An exact copy of all the data is required, with pictures left out.

___

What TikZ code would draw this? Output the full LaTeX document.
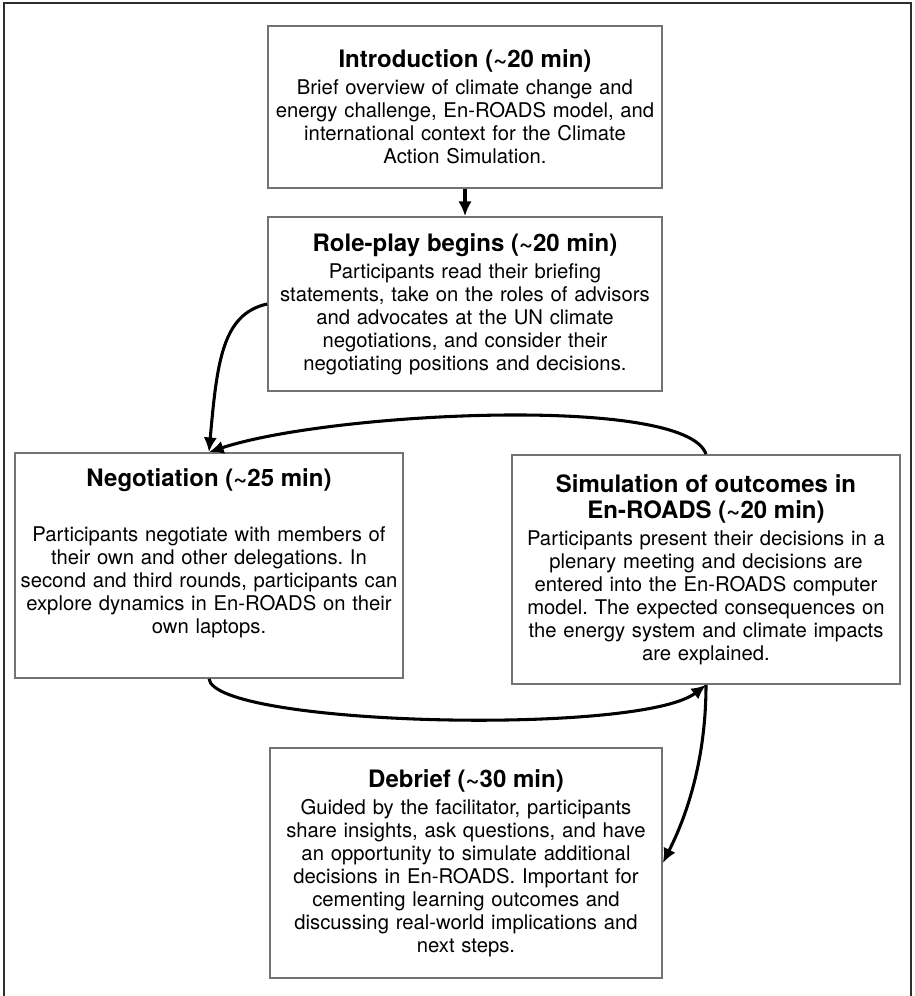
\documentclass[tikz,border=0pt]{standalone}
\usepackage{fontspec}
\setmainfont{TeX Gyre Heros}
\usepackage{tikz}
\usetikzlibrary{arrows.meta}
\definecolor{boxgray}{RGB}{115,115,115}
\definecolor{framegray}{RGB}{45,45,45}
\newcommand{\stagetitle}[1]{{\fontsize{18}{20}\selectfont\bfseries #1}}
\frenchspacing

\tikzset{
	stage/.style={draw=boxgray, line width=1.3pt, align=center, inner sep=0pt,
		text width=284pt, font=\fontsize{15.2}{17.25}\selectfont},
	flow/.style={line width=2.3pt, -{Latex[length=11pt,width=10pt]}}
}

\begin{document}
\begin{tikzpicture}[x=0.75pt, y=-0.75pt]
	\useasboundingbox (0,0) rectangle (914,996);
	\draw [framegray, line width=1pt] (4,996) -- (4,3) -- (911,3) -- (911,996);

	\node at (465,107) [stage, minimum width=295.5pt, minimum height=121.5pt] (intro)
		{\stagetitle{Introduction (\textasciitilde20 min)}\\[3pt]
		Brief overview of climate change and\\
		energy challenge, En-ROADS model, and\\
		international context for the Climate\\
		Action Simulation.};
	\node at (465,304) [stage, minimum width=295.5pt, minimum height=130.5pt] (role)
		{\stagetitle{Role-play begins (\textasciitilde20 min)}\\[3pt]
		Participants read their briefing\\
		statements, take on the roles of advisors\\
		and advocates at the UN climate\\
		negotiations, and consider their\\
		negotiating positions and decisions.};
	\node at (209,565.5) [stage, minimum width=291pt, minimum height=168.75pt] (neg)
		{\stagetitle{Negotiation (\textasciitilde25 min)}\\[24pt]
		Participants negotiate with members of\\
		their own and other delegations. In\\
		second and third rounds, participants can\\
		explore dynamics in En-ROADS on their\\
		own laptops.\\[4.75pt]\mbox{}};
	\node at (706,569.5) [stage, minimum width=291pt, minimum height=171.75pt] (sim)
		{\stagetitle{Simulation of outcomes in}\\[2.25pt]
		\stagetitle{En-ROADS (\textasciitilde20 min)}\\[3pt]
		Participants present their decisions in a\\
		plenary meeting and decisions are\\
		entered into the En-ROADS computer\\
		model. The expected consequences on\\
		the energy system and climate impacts\\
		are explained.};
	\node at (466,863) [stage, minimum width=294pt, minimum height=172.5pt] (debrief)
		{\stagetitle{Debrief (\textasciitilde30 min)}\\[3pt]
		Guided by the facilitator, participants\\
		share insights, ask questions, and have\\
		an opportunity to simulate additional\\
		decisions in En-ROADS. Important for\\
		cementing learning outcomes and\\
		discussing real-world implications and\\
		next steps.};

	\draw [flow] (intro.south) -- (role.north);
	\draw [flow] (role.west) .. controls +(-45,10) and +(8,-90) .. (neg.north);
	\draw [flow] (sim.north) .. controls +(-20,-60) and +(120,-40) .. (neg.north);
	\draw [flow] (neg.south) .. controls +(6,47) and +(-66,51) .. (sim.south);
	\draw [flow] (sim.south) .. controls +(0,90) and +(15,-30) .. (debrief.east);
\end{tikzpicture}
\end{document}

___

__Written answer__.
What TikZ code would draw this? Output the full LaTeX document.
\documentclass[tikz,border=0pt]{standalone}
\usepackage{fontspec}
\setmainfont{TeX Gyre Heros}
\usepackage{tikz}
\usetikzlibrary{arrows.meta}
\definecolor{boxgray}{RGB}{115,115,115}
\definecolor{framegray}{RGB}{45,45,45}
\newcommand{\stagetitle}[1]{{\fontsize{18}{20}\selectfont\bfseries #1}}
\frenchspacing

\tikzset{
	stage/.style={draw=boxgray, line width=1.3pt, align=center, inner sep=0pt,
		text width=284pt, font=\fontsize{15.2}{17.25}\selectfont},
	flow/.style={line width=2.3pt, -{Latex[length=11pt,width=10pt]}}
}

\begin{document}
\begin{tikzpicture}[x=0.75pt, y=-0.75pt]
	\useasboundingbox (0,0) rectangle (914,996);
	\draw [framegray, line width=1pt] (4,996) -- (4,3) -- (911,3) -- (911,996);

	\node at (465,107) [stage, minimum width=295.5pt, minimum height=121.5pt] (intro)
		{\stagetitle{Introduction (\textasciitilde20 min)}\\[3pt]
		Brief overview of climate change and\\
		energy challenge, En-ROADS model, and\\
		international context for the Climate\\
		Action Simulation.};
	\node at (465,304) [stage, minimum width=295.5pt, minimum height=130.5pt] (role)
		{\stagetitle{Role-play begins (\textasciitilde20 min)}\\[3pt]
		Participants read their briefing\\
		statements, take on the roles of advisors\\
		and advocates at the UN climate\\
		negotiations, and consider their\\
		negotiating positions and decisions.};
	\node at (209,565.5) [stage, minimum width=291pt, minimum height=168.75pt] (neg)
		{\stagetitle{Negotiation (\textasciitilde25 min)}\\[24pt]
		Participants negotiate with members of\\
		their own and other delegations. In\\
		second and third rounds, participants can\\
		explore dynamics in En-ROADS on their\\
		own laptops.\\[4.75pt]\mbox{}};
	\node at (706,569.5) [stage, minimum width=291pt, minimum height=171.75pt] (sim)
		{\stagetitle{Simulation of outcomes in}\\[2.25pt]
		\stagetitle{En-ROADS (\textasciitilde20 min)}\\[3pt]
		Participants present their decisions in a\\
		plenary meeting and decisions are\\
		entered into the En-ROADS computer\\
		model. The expected consequences on\\
		the energy system and climate impacts\\
		are explained.};
	\node at (466,863) [stage, minimum width=294pt, minimum height=172.5pt] (debrief)
		{\stagetitle{Debrief (\textasciitilde30 min)}\\[3pt]
		Guided by the facilitator, participants\\
		share insights, ask questions, and have\\
		an opportunity to simulate additional\\
		decisions in En-ROADS. Important for\\
		cementing learning outcomes and\\
		discussing real-world implications and\\
		next steps.};

	\draw [flow] (intro.south) -- (role.north);
	\draw [flow] (role.west) .. controls +(-45,10) and +(8,-90) .. (neg.north);
	\draw [flow] (sim.north) .. controls +(-20,-60) and +(120,-40) .. (neg.north);
	\draw [flow] (neg.south) .. controls +(6,47) and +(-66,51) .. (sim.south);
	\draw [flow] (sim.south) .. controls +(0,90) and +(15,-30) .. (debrief.east);
\end{tikzpicture}
\end{document}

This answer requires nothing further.